• [Exercise details] Copy all lines holding the word "this" from the entries.

• [Data extract]

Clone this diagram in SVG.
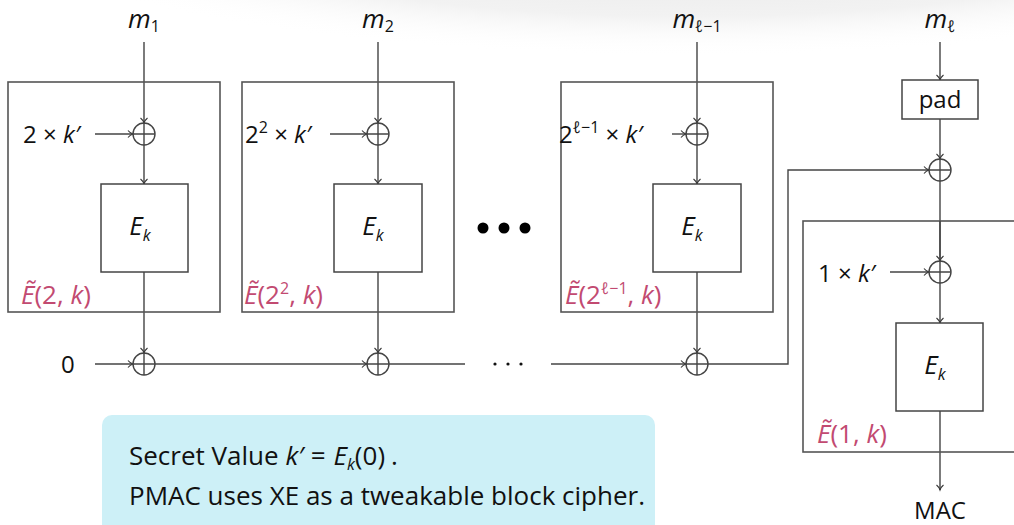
<svg xmlns="http://www.w3.org/2000/svg" width="1014" height="525" viewBox="0 0 1014 525">
<defs>
<radialGradient id="bg" cx="0.5" cy="0.2" r="0.6">
<stop offset="0" stop-color="#e4e4e4"/>
<stop offset="0.7" stop-color="#f2f2f2"/>
<stop offset="1" stop-color="#ffffff" stop-opacity="0"/>
</radialGradient>
<marker id="arr" markerUnits="userSpaceOnUse" markerWidth="10" markerHeight="10" refX="8" refY="5" orient="auto">
<path d="M3,1.5 Q5,4 8,5 Q5,6 3,8.5" fill="none" stroke="#333" stroke-width="1.1"/>
</marker>
<style>
.box{fill:none;stroke:#555;stroke-width:1.6}
.blk{fill:#fff;stroke:#444;stroke-width:1.5}
.ln{fill:none;stroke:#444;stroke-width:1.4}
.x{fill:none;stroke:#444;stroke-width:1.4}
.t{font-family:"Open Sans","Noto Sans",sans-serif;font-size:24px;fill:#111}
.i{font-style:italic}
.pk{fill:#c24a71;font-size:26px}
.sub{font-size:16px}
.m{font-size:26px;font-style:italic}
.ek{font-size:26px}
.note{font-size:26px}
</style>
</defs>
<rect width="1014" height="525" fill="#fff"/>
<ellipse cx="690" cy="-10" rx="580" ry="110" fill="url(#bg)"/>

<g id="connectors">
<line class="ln" x1="144" y1="42" x2="144" y2="123" marker-end="url(#arr)"/>
<line class="ln" x1="144" y1="145" x2="144" y2="184" marker-end="url(#arr)"/>
<line class="ln" x1="144" y1="272" x2="144" y2="353" marker-end="url(#arr)"/>
<line class="ln" x1="95" y1="134" x2="133" y2="134" marker-end="url(#arr)"/>
<line class="ln" x1="378" y1="42" x2="378" y2="123" marker-end="url(#arr)"/>
<line class="ln" x1="378" y1="145" x2="378" y2="184" marker-end="url(#arr)"/>
<line class="ln" x1="378" y1="272" x2="378" y2="353" marker-end="url(#arr)"/>
<line class="ln" x1="330" y1="134" x2="367" y2="134" marker-end="url(#arr)"/>
<line class="ln" x1="697" y1="42" x2="697" y2="123" marker-end="url(#arr)"/>
<line class="ln" x1="697" y1="145" x2="697" y2="184" marker-end="url(#arr)"/>
<line class="ln" x1="697" y1="272" x2="697" y2="353" marker-end="url(#arr)"/>
<line class="ln" x1="672" y1="134" x2="686" y2="134" marker-end="url(#arr)"/>
<line class="ln" x1="95" y1="364" x2="133" y2="364" marker-end="url(#arr)"/>
<line class="ln" x1="155" y1="364" x2="367" y2="364" marker-end="url(#arr)"/>
<line class="ln" x1="389" y1="364" x2="465" y2="364"/>
<line class="ln" x1="551" y1="364" x2="686" y2="364" marker-end="url(#arr)"/>
<polyline class="ln" points="708,364 788,364 788,170 929,170" marker-end="url(#arr)"/>
<line class="ln" x1="940" y1="42" x2="940" y2="80" marker-end="url(#arr)"/>
<line class="ln" x1="940" y1="119" x2="940" y2="159" marker-end="url(#arr)"/>
<line class="ln" x1="940" y1="181" x2="940" y2="261" marker-end="url(#arr)"/>
<line class="ln" x1="940" y1="283" x2="940" y2="323" marker-end="url(#arr)"/>
<line class="ln" x1="940" y1="411" x2="940" y2="490" marker-end="url(#arr)"/>
<line class="ln" x1="890" y1="272" x2="929" y2="272" marker-end="url(#arr)"/>
</g>

<g id="dots">
<circle cx="483" cy="228" r="5.5" fill="#000"/>
<circle cx="504" cy="228" r="5.5" fill="#000"/>
<circle cx="525" cy="228" r="5.5" fill="#000"/>
<circle cx="495" cy="364" r="1.6" fill="#111"/>
<circle cx="508" cy="364" r="1.6" fill="#111"/>
<circle cx="521" cy="364" r="1.6" fill="#111"/>
</g>

<g id="block1">
<rect class="box" x="8" y="82" width="212" height="230"/>
<text class="t" x="144" y="28" text-anchor="middle"><tspan class="m">m</tspan><tspan class="sub" dy="4">1</tspan></text>
<text class="t" x="23" y="143">2 × <tspan class="i">k′</tspan></text>
<g class="x"><circle cx="144" cy="134" r="11"/><path d="M133,134H155M144,123V145"/></g>
<rect class="blk" x="101" y="184" width="87" height="88"/>
<text class="t ek" x="140" y="235" text-anchor="middle"><tspan class="i">E</tspan><tspan class="i sub" dy="6">k</tspan></text>
<text class="t pk" x="21" y="304"><tspan class="i">Ẽ</tspan>(2, <tspan class="i">k</tspan>)</text>
</g>

<g id="block2">
<rect class="box" x="242" y="82" width="212" height="230"/>
<text class="t" x="378" y="28" text-anchor="middle"><tspan class="m">m</tspan><tspan class="sub" dy="4">2</tspan></text>
<text class="t" x="245" y="143">2<tspan class="sub" dy="-10">2</tspan><tspan dy="10"> × </tspan><tspan class="i">k′</tspan></text>
<g class="x"><circle cx="378" cy="134" r="11"/><path d="M367,134H389M378,123V145"/></g>
<rect class="blk" x="334" y="184" width="88" height="88"/>
<text class="t ek" x="373" y="235" text-anchor="middle"><tspan class="i">E</tspan><tspan class="i sub" dy="6">k</tspan></text>
<text class="t pk" x="244" y="304"><tspan class="i">Ẽ</tspan>(2<tspan class="sub" dy="-10">2</tspan><tspan dy="10">, </tspan><tspan class="i">k</tspan>)</text>
</g>

<g id="block3">
<rect class="box" x="561" y="82" width="212" height="230"/>
<text class="t" x="697" y="28" text-anchor="middle"><tspan class="m">m</tspan><tspan class="sub" dy="4"><tspan class="i">ℓ</tspan>−1</tspan></text>
<text class="t" x="559" y="143">2<tspan class="sub" dy="-10"><tspan class="i">ℓ</tspan>−1</tspan><tspan dy="10"> × </tspan><tspan class="i">k′</tspan></text>
<g class="x"><circle cx="697" cy="134" r="11"/><path d="M686,134H708M697,123V145"/></g>
<rect class="blk" x="653" y="184" width="88" height="88"/>
<text class="t ek" x="692" y="235" text-anchor="middle"><tspan class="i">E</tspan><tspan class="i sub" dy="6">k</tspan></text>
<text class="t pk" x="565" y="304"><tspan class="i">Ẽ</tspan>(2<tspan class="sub" dy="-10"><tspan class="i">ℓ</tspan>−1</tspan><tspan dy="10">, </tspan><tspan class="i">k</tspan>)</text>
</g>

<g id="xor-bottom">
<text class="t" x="61" y="373">0</text>
<g class="x"><circle cx="144" cy="364" r="11"/><path d="M133,364H155M144,353V375"/></g>
<g class="x"><circle cx="378" cy="364" r="11"/><path d="M367,364H389M378,353V375"/></g>
<g class="x"><circle cx="697" cy="364" r="11"/><path d="M686,364H708M697,353V375"/></g>
</g>

<g id="block4">
<text class="t" x="940" y="28" text-anchor="middle"><tspan class="m">m</tspan><tspan class="i sub" dy="4">ℓ</tspan></text>
<rect class="blk" x="902" y="80" width="76" height="39"/>
<text class="t" x="940" y="108" text-anchor="middle">pad</text>
<g class="x"><circle cx="940" cy="170" r="11"/><path d="M929,170H951M940,159V181"/></g>
<rect class="box" x="803" y="221" width="240" height="231"/>
<line class="ln" x1="940" y1="221" x2="940" y2="261"/>
<text class="t" x="818" y="282">1 × <tspan class="i">k′</tspan></text>
<g class="x"><circle cx="940" cy="272" r="11"/><path d="M929,272H951M940,261V283"/></g>
<rect class="blk" x="896" y="323" width="87" height="88"/>
<text class="t ek" x="935" y="374" text-anchor="middle"><tspan class="i">E</tspan><tspan class="i sub" dy="6">k</tspan></text>
<text class="t pk" x="817" y="443"><tspan class="i">Ẽ</tspan>(1, <tspan class="i">k</tspan>)</text>
<text class="t" x="940" y="519" text-anchor="middle">MAC</text>
</g>

<g id="note">
<rect x="102" y="415" width="553" height="130" rx="10" fill="#cdf0f7"/>
<text class="t note" x="129" y="465">Secret Value <tspan class="i">k′</tspan><tspan dx="7">=</tspan><tspan class="i" dx="8">E</tspan><tspan class="i sub" dy="5">k</tspan><tspan dy="-5">(0)</tspan><tspan dx="6">.</tspan></text>
<text class="t note" x="129" y="505">PMAC uses XE as a tweakable block cipher.</text>
</g>
</svg>
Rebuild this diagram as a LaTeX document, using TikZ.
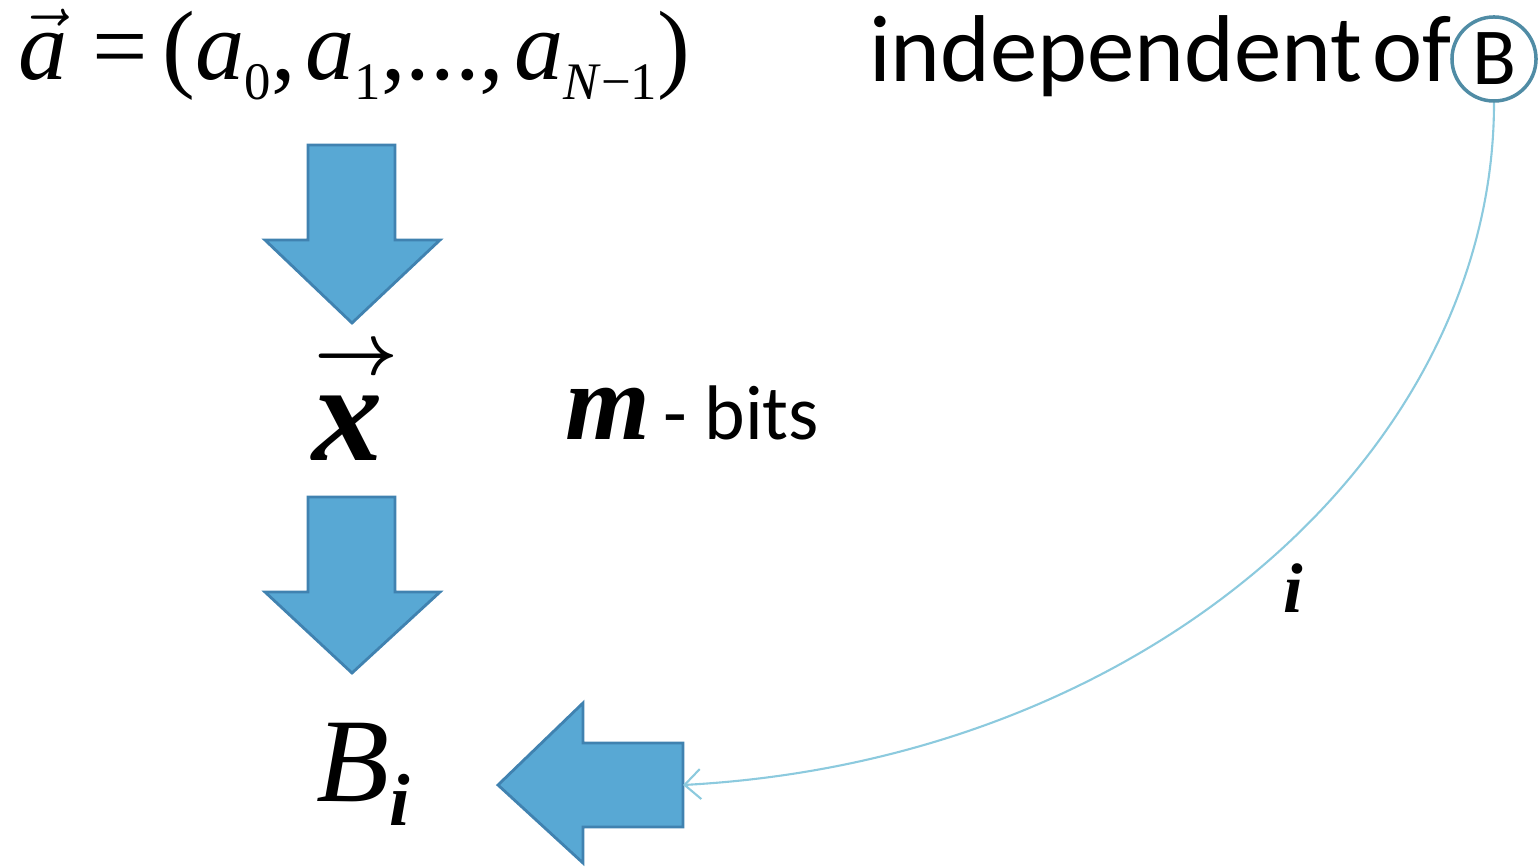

• [Worked solution]
Clone this diagram in SVG.
Rebuild this diagram as a LaTeX document, using TikZ.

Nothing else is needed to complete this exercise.